La glycine 34, située à deux résidus de la lysine 36, peut abriter quatre mutations oncohistones différentes : H3 G34W, G34L, G34R et G34V, qui transforment respectivement la glycine en tryptophane, leucine, arginine ou valine (Fig. 1). Les deux premiers changements d'acides aminés (G34W/L) se produisent le plus souvent dans les tumeurs des tissus conjonctifs (mésenchymateux), tandis que les deux derniers (G34R/V) se rencontrent généralement dans les tumeurs du cortex cérébral, connues sous le nom de « gliomes hémisphériques diffus, altérés par G34 » (Behjati et al., 2013 ; Khazaei et al., 2020).
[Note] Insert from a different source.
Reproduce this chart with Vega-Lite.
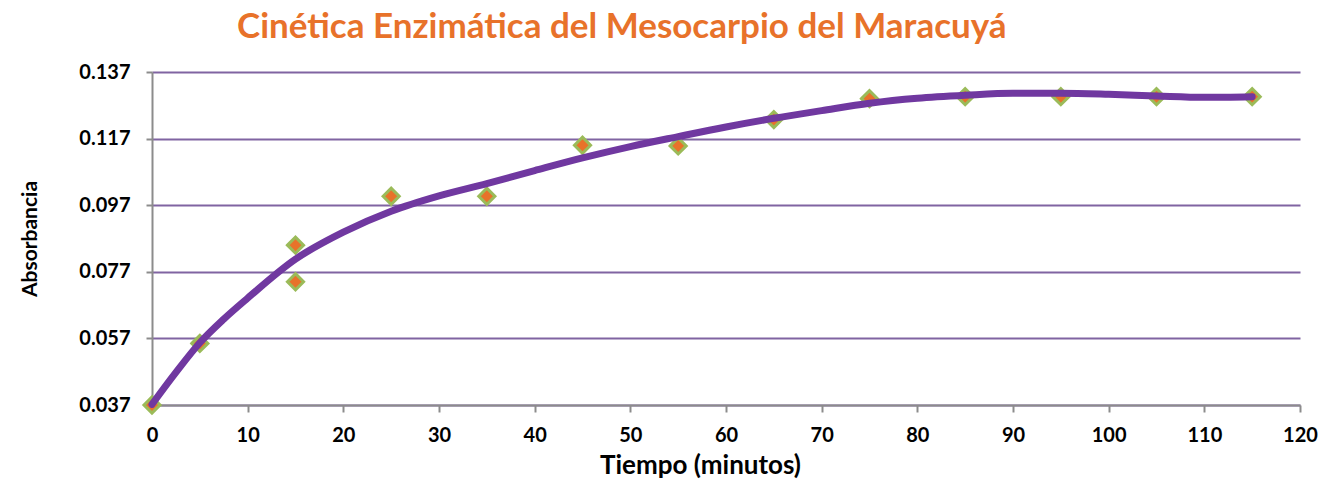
{
  "$schema": "https://vega.github.io/schema/vega-lite/v6.json",
  "width": 1148,
  "height": 333,
  "autosize": "none",
  "padding": {"left": 152, "right": 31, "top": 72, "bottom": 82},
  "background": "white",
  "title": {
    "text": "Cinética Enzimática del Mesocarpio del Maracuyá",
    "anchor": "start",
    "frame": "group",
    "dx": 85,
    "offset": 17,
    "font": "Lato",
    "fontSize": 35,
    "fontWeight": "bold",
    "color": "#E8722A"
  },
  "config": {
    "view": {"stroke": null},
    "font": "Lato"
  },
  "datasets": {
    "puntos": [
      {"tiempo": 0, "absorbancia": 0.037},
      {"tiempo": 5, "absorbancia": 0.0555},
      {"tiempo": 15, "absorbancia": 0.085},
      {"tiempo": 15, "absorbancia": 0.074},
      {"tiempo": 25, "absorbancia": 0.0997},
      {"tiempo": 35, "absorbancia": 0.0997},
      {"tiempo": 45, "absorbancia": 0.115},
      {"tiempo": 55, "absorbancia": 0.1148},
      {"tiempo": 65, "absorbancia": 0.1227},
      {"tiempo": 75, "absorbancia": 0.129},
      {"tiempo": 85, "absorbancia": 0.1296},
      {"tiempo": 95, "absorbancia": 0.1296},
      {"tiempo": 105, "absorbancia": 0.1296},
      {"tiempo": 115, "absorbancia": 0.1296}
    ],
    "tendencia": [
      {"tiempo": 0, "absorbancia": 0.0372},
      {"tiempo": 2.5, "absorbancia": 0.0468},
      {"tiempo": 5, "absorbancia": 0.0557},
      {"tiempo": 7.5, "absorbancia": 0.0628},
      {"tiempo": 10, "absorbancia": 0.0691},
      {"tiempo": 15, "absorbancia": 0.0808},
      {"tiempo": 20, "absorbancia": 0.0889},
      {"tiempo": 25, "absorbancia": 0.0952},
      {"tiempo": 30, "absorbancia": 0.0998},
      {"tiempo": 35, "absorbancia": 0.1035},
      {"tiempo": 40, "absorbancia": 0.1074},
      {"tiempo": 45, "absorbancia": 0.1112},
      {"tiempo": 50, "absorbancia": 0.1146},
      {"tiempo": 55, "absorbancia": 0.1176},
      {"tiempo": 60, "absorbancia": 0.1205},
      {"tiempo": 65, "absorbancia": 0.1231},
      {"tiempo": 70, "absorbancia": 0.1254},
      {"tiempo": 75, "absorbancia": 0.1276},
      {"tiempo": 80, "absorbancia": 0.1291},
      {"tiempo": 85, "absorbancia": 0.1300},
      {"tiempo": 90, "absorbancia": 0.1306},
      {"tiempo": 95, "absorbancia": 0.1306},
      {"tiempo": 100, "absorbancia": 0.1303},
      {"tiempo": 105, "absorbancia": 0.1298},
      {"tiempo": 110, "absorbancia": 0.1294},
      {"tiempo": 115, "absorbancia": 0.1296}
    ]
  },
  "layer": [
    {
      "data": {"name": "puntos"},
      "mark": {
        "type": "point",
        "shape": "diamond",
        "filled": true,
        "size": 260,
        "fill": "#E8722A",
        "stroke": "#9BBB59",
        "strokeWidth": 3,
        "opacity": 1
      },
      "encoding": {
        "x": {
          "field": "tiempo",
          "type": "quantitative",
          "scale": {"domain": [0, 120], "nice": false, "zero": false},
          "axis": {
            "values": [0, 10, 20, 30, 40, 50, 60, 70, 80, 90, 100, 110, 120],
            "grid": false,
            "domainColor": "#8C8C8C",
            "domainWidth": 2,
            "tickColor": "#8C8C8C",
            "tickWidth": 2,
            "tickSize": 7,
            "labelPadding": 13,
            "labelFont": "Lato",
            "labelFontSize": 20,
            "labelFontWeight": "bold",
            "labelColor": "#000000",
            "labelFlush": false,
            "title": "Tiempo (minutos)",
            "titleFont": "Lato",
            "titleFontSize": 26,
            "titleFontWeight": "bold",
            "titleColor": "#000000",
            "titlePadding": 7,
            "titleX": 548
          }
        },
        "y": {
          "field": "absorbancia",
          "type": "quantitative",
          "scale": {"domain": [0.037, 0.137], "nice": false, "zero": false},
          "axis": {
            "values": [0.037, 0.057, 0.077, 0.097, 0.117, 0.137],
            "format": ".3f",
            "grid": true,
            "gridColor": "#8064A2",
            "gridWidth": 2,
            "domainColor": "#8C8C8C",
            "domainWidth": 2,
            "tickColor": "#8C8C8C",
            "tickWidth": 2,
            "tickSize": 6,
            "labelPadding": 16,
            "labelFont": "Lato",
            "labelFontSize": 20,
            "labelFontWeight": "bold",
            "labelColor": "#000000",
            "labelFlush": false,
            "title": "Absorbancia",
            "titleFont": "Lato",
            "titleFontSize": 21,
            "titleFontWeight": "bold",
            "titleColor": "#000000",
            "titlePadding": 38
          }
        }
      }
    },
    {
      "data": {"name": "tendencia"},
      "mark": {
        "type": "line",
        "color": "#7038A0",
        "strokeWidth": 7,
        "interpolate": "monotone",
        "strokeCap": "round"
      },
      "encoding": {
        "x": {"field": "tiempo", "type": "quantitative"},
        "y": {"field": "absorbancia", "type": "quantitative"}
      }
    }
  ]
}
Contrairement aux mutations H3K27M et H3K36M, qui modifient chimiquement le comportement des enzymes par inhibition ou modulation allostérique, les oncohistones G34X fonctionnent par interférence physique. En effet, la glycine, un acide aminé de petite taille, est remplacée par un résidu volumineux tel que le tryptophane, créant ainsi un obstacle stérique. De plus, les mutations G34X se produisent exclusivement sur les histones H3.3, ce qui pourrait indiquer que leur emplacement sur la chromatine est crucial pour la pathogenèse. Lorsque l'enzyme SETD2 est recrutée pour tri-méthyler K36, le résidu désormais volumineux bloque physiquement cette réaction. Ce phénomène est connu sous le nom d'« inhibition stérique », se référant à l'arrangement spatial d'une molécule. Cela entraîne une perte locale de tri-méthylation K36 au niveau des gènes activement transcrits, provoquant une méthylation aberrante de K27 par PRC2 et, par conséquent, une réduction du silence de ces loci (Fig. 2C).
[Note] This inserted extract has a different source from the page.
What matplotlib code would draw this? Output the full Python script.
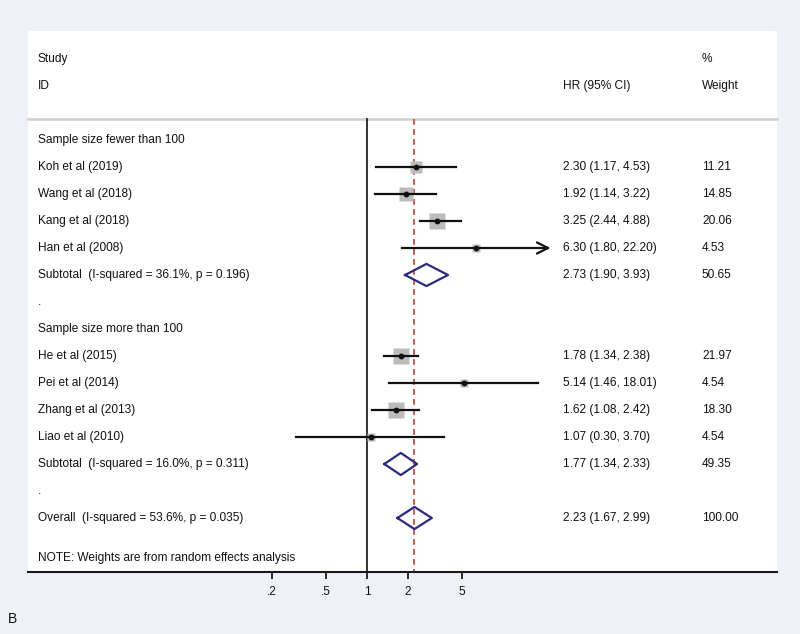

Dans les tumeurs osseuses à cellules géantes (GCTB), la mutation H3.3G34W induit des changements transcriptionnels qui entraînent une résorption osseuse anormale (dégradation osseuse) et une invasion locale des tissus osseux environnants, caractéristiques de cette entité tumorale (Jain et al., 2020 ; Khazaei et al., 2020). D'autres études sur les oncohistones G34 continuent d'élucider leur fonction dans diverses maladies, telles que la neurodégénérescence, et leurs mécanismes pathologiques établissent un lien entre la méthylation aberrante des histones et les schémas de méthylation de l'ADN (Khazaei et al., 2023).
Dans l'ensemble, cet équilibre complexe entre les modifications des histones, connu collectivement sous le nom de « code des histones » (Allis et Strahl, 2000), demeure un domaine de recherche actif. L'expression génique n'est pas uniquement contrôlée par la présence ou l'absence d'une marque d'histone spécifique, mais également par sa concentration et sa dilution relatives sur la chromatine, ainsi que par son interaction avec le reste de la boîte à outils épigénétique.